A farmácia popular do mundo
A Índia é considerada a farmácia popular do mundo. É o maior produtor mundial de medicamentos genéricos, fornecendo 20% do suprimento mundial. 80% dos antirretrovirais usados globalmente no tratamento da aids são fabricados lá. A Índia também é líder mundial no fornecimento de vacinas DTP, BCG e contra o sarampo. É responsável por 60% da produção global de vacinas contribuindo com 40 a 70% da demanda da OMS por vacinas contra difteria, tétano e coqueluche (DTP) e Bacillus Calmette-Guérin (BCG), e 90% da demanda da OMS pela vacina contra o sarampo (Departamento Indiano de Farmacêuticas, 2021).
Na América Latina não é diferente. A Índia representa cerca de dois terços de todos os medicamentos genéricos importados no Brasil, é o maior fornecedor de genéricos para o México e está entre os maiores fornecedores de produtos oncológicos, para HIV e vacinas na região. Atualmente, a Índia é o destino com o maior número de aprovações de locais de fabricação pela Agência Nacional de Vigilância Sanitária (ANVISA).
“90% de todos os medicamentos essenciais de Uganda são genéricos da Índia. Se o Reino Unido cortar esta tábua de salvação no seu acordo comercial, os danos colaterais serão as nossas vidas. Seria mais uma traição aos pacientes do Sul Global”, criticou Kenneth Mwehonge, diretor executivo da Coalizão de Uganda para Promoção da Saúde e Desenvolvimento Social.
O Brasil também tem uma história particular com a Índia. A ampliação do acesso a antirretrovirais no país se deu graças ao licenciamento compulsório do Efavirenz em 2007. A licença abrangia importação de versões genéricas da Índia a um terço do preço oferecido pela empresa Merck. Estima-se uma economia de 237 milhões de dólares até 2012. A região toda deve à indústria indiana uma grande economia em relação aos seus altos gastos com saúde.
Apesar de países em desenvolvimento serem especialmente afetados, os termos inseridos no acordo pelo Reino Unido também teriam um impacto no próprio sistema nacional de saúde britânico, o NHS, que recebe 25% de todos os seus medicamentos da Índia.
Se o acordo for aprovado, medidas em nome do direito à saúde não serão mais possíveis.
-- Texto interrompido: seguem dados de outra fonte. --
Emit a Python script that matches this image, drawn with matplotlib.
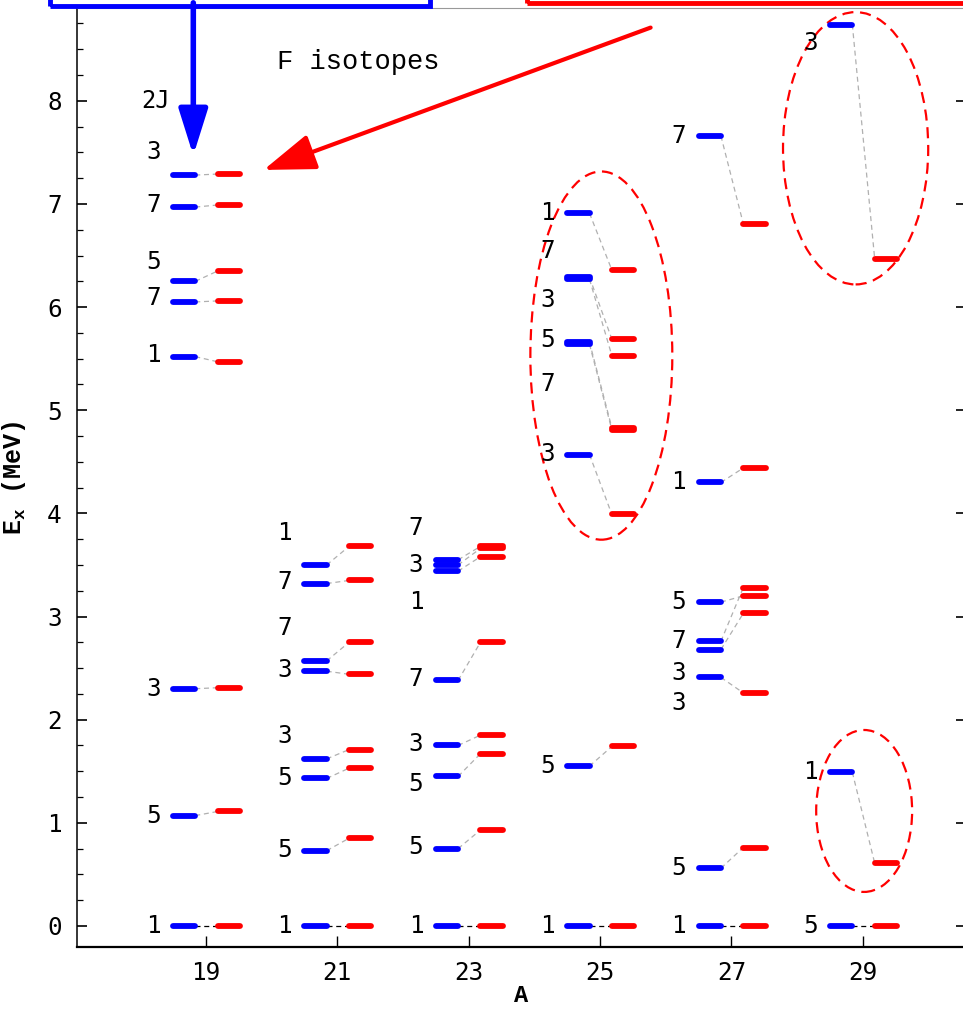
import matplotlib
matplotlib.use("Agg")
import matplotlib.pyplot as plt
from matplotlib.patches import Ellipse, Rectangle
from matplotlib.ticker import MultipleLocator

# mass numbers of the F isotopes
mass_numbers = [19, 21, 23, 25, 27, 29]

# blue levels (MeV)
blue_levels = [
    [0, 1.07, 2.30, 5.52, 6.05, 6.25, 6.97, 7.28],
    [0, 0.73, 1.43, 1.62, 2.47, 2.57, 3.32, 3.50],
    [0, 0.75, 1.45, 1.75, 2.38, 3.44, 3.50, 3.55],
    [0, 1.55, 4.57, 5.64, 5.66, 6.27, 6.29, 6.91],
    [0, 0.56, 2.41, 2.68, 2.76, 3.14, 4.30, 7.66],
    [0, 1.49, 8.74],
]
# red levels (MeV), same order as blue
red_levels = [
    [0, 1.11, 2.31, 5.47, 6.06, 6.35, 6.99, 7.29],
    [0, 0.85, 1.53, 1.71, 2.44, 2.75, 3.35, 3.68],
    [0, 0.93, 1.67, 1.85, 2.75, 3.58, 3.66, 3.68],
    [0, 1.74, 3.99, 4.81, 4.83, 5.53, 5.69, 6.36],
    [0, 0.76, 2.26, 3.03, 3.28, 3.20, 4.44, 6.81],
    [0, 0.61, 6.47],
]
# 2J labels
spins = [
    [1, 5, 3, 1, 7, 5, 7, 3],
    [1, 5, 5, 3, 3, 7, 7, 1],
    [1, 5, 5, 3, 7, 1, 3, 7],
    [1, 5, 3, 7, 5, 3, 7, 1],
    [1, 5, 3, 3, 7, 5, 1, 7],
    [5, 1, 3],
]
# where the 2J labels sit (moved apart where levels crowd)
label_y = [
    [0, 1.07, 2.30, 5.54, 6.09, 6.44, 6.99, 7.50],
    [0, 0.74, 1.43, 1.84, 2.48, 2.89, 3.33, 3.81],
    [0, 0.77, 1.38, 1.76, 2.39, 3.14, 3.50, 3.86],
    [0, 1.55, 4.58, 5.25, 5.68, 6.07, 6.54, 6.91],
    [0, 0.56, 2.16, 2.45, 2.76, 3.14, 4.30, 7.66],
    [0, 1.49, 8.56],
]

# highlighted regions: (A, E, width, height)
circled = [(25.02, 5.53, 2.16, 3.57), (28.89, 7.54, 2.21, 2.64), (29.02, 1.115, 1.46, 1.57)]

fig = plt.figure(figsize=(9.63, 10.10), dpi=100)
ax = fig.add_axes([77 / 963, 63 / 1010, 889 / 963, 939 / 1010])

off_b, off_r, hw = -0.33, 0.35, 0.17
for A, bl, rl, sp, ly in zip(mass_numbers, blue_levels, red_levels, spins, label_y):
    for b, r, s, t in zip(bl, rl, sp, ly):
        col = "black" if b == 0 else "#b0b0b0"
        ax.plot([A + off_b + hw, A + off_r - hw], [b, r], lw=0.9, color=col,
                dashes=(4, 3), zorder=1)
        ax.plot([A + off_b - hw, A + off_b + hw], [b, b], color="blue", lw=4.2,
                solid_capstyle="round", zorder=2)
        ax.plot([A + off_r - hw, A + off_r + hw], [r, r], color="red", lw=4.2,
                solid_capstyle="round", zorder=2)
        ax.text(A - 0.8, t, str(s), ha="center", va="center", fontsize=17.5,
                family="DejaVu Sans Mono")

for x, y, w, h in circled:
    ax.add_patch(Ellipse((x, y), w, h, fill=False, ec="red", lw=1.6, ls=(0, (5, 3))))

ax.text(18.24, 8.0, "2J", ha="center", va="center", fontsize=17, family="DejaVu Sans Mono")
ax.text(20.08, 8.38, "F isotopes", ha="left", va="center", fontsize=19.5,
        family="Liberation Mono")

ax.annotate("", xy=(18.81, 7.47), xytext=(18.81, 8.95), annotation_clip=False,
            arrowprops=dict(arrowstyle="-|>,head_length=0.7,head_width=0.22", lw=4,
                            color="blue", mutation_scale=40, shrinkA=0, shrinkB=0))
ax.annotate("", xy=(19.88, 7.33), xytext=(25.77, 8.71), annotation_clip=False,
            arrowprops=dict(arrowstyle="-|>,head_length=0.8,head_width=0.28", lw=3,
                            color="red", mutation_scale=40, shrinkA=0, shrinkB=0))

# boxes above the frame (cropped)
fig.patches.append(Rectangle((50 / 963, 1004 / 1010), 380 / 963, 0.05, fill=False,
                             ec="blue", lw=3.5, transform=fig.transFigure, figure=fig))
fig.patches.append(Rectangle((527 / 963, 1007 / 1010), 0.5, 0.05, fill=False,
                             ec="red", lw=3.5, transform=fig.transFigure, figure=fig))

ax.set_xlim(17.04, 30.57)
ax.set_ylim(-0.204, 8.90)
ax.set_xticks(mass_numbers)
ax.set_yticks(range(9))
ax.yaxis.set_minor_locator(MultipleLocator(0.25))
ax.tick_params(axis="x", direction="in", length=8, width=1, pad=10, labelsize=17.5, top=False)
ax.tick_params(axis="y", which="major", direction="in", length=7, width=1.2, pad=11,
               labelsize=17.5, left=True, right=True)
ax.tick_params(axis="y", which="minor", direction="in", length=4, width=0.9,
               left=True, right=False)
for lab in ax.get_xticklabels() + ax.get_yticklabels():
    lab.set_family("DejaVu Sans Mono")
ax.spines["bottom"].set_linewidth(1.6)
ax.spines["left"].set_linewidth(1.1)
ax.spines["top"].set_color("#999999")
ax.spines["right"].set_color("#999999")
ax.set_xlabel("A", fontsize=17, family="Liberation Mono", fontweight="bold", labelpad=-1)
ax.set_ylabel(r"E$_\mathregular{x}$ (MeV)", fontsize=18, family="Liberation Mono",
              fontweight="bold", labelpad=14)

fig.savefig("out.png", dpi=100)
Um caso emblemático aconteceu em março deste ano, com uma decisão indiana de negar o pedido de extensão da patente submetido pela Johnson & Johnson sobre seu medicamento contra a tuberculose. O fim da patente da bedaquilina pode significar uma economia de 80% do preço atual.
“A indústria indiana de produção de genéricos fornece medicamentos vitais e acessíveis a todos os cantos do mundo, por isso não é exagero reafirmar quão irresponsáveis são estas propostas”, defende Sangeeta Shashikant, consultora jurídica da ONG Third World Network. “Regras de patentes menos rigorosas reforçariam os monopólios farmacêuticos da Big Pharma, aumentariam os preços dos medicamentos a nível mundial e impediriam que milhões de pessoas tivessem acesso a remédios essenciais, o que levaria a mortes totalmente evitáveis. Em vez de aceitar ordens das grandes empresas farmacêuticas, o Reino Unido precisa de atender às exigências vindas do Sul Global e abandonar estas propostas desastrosas.”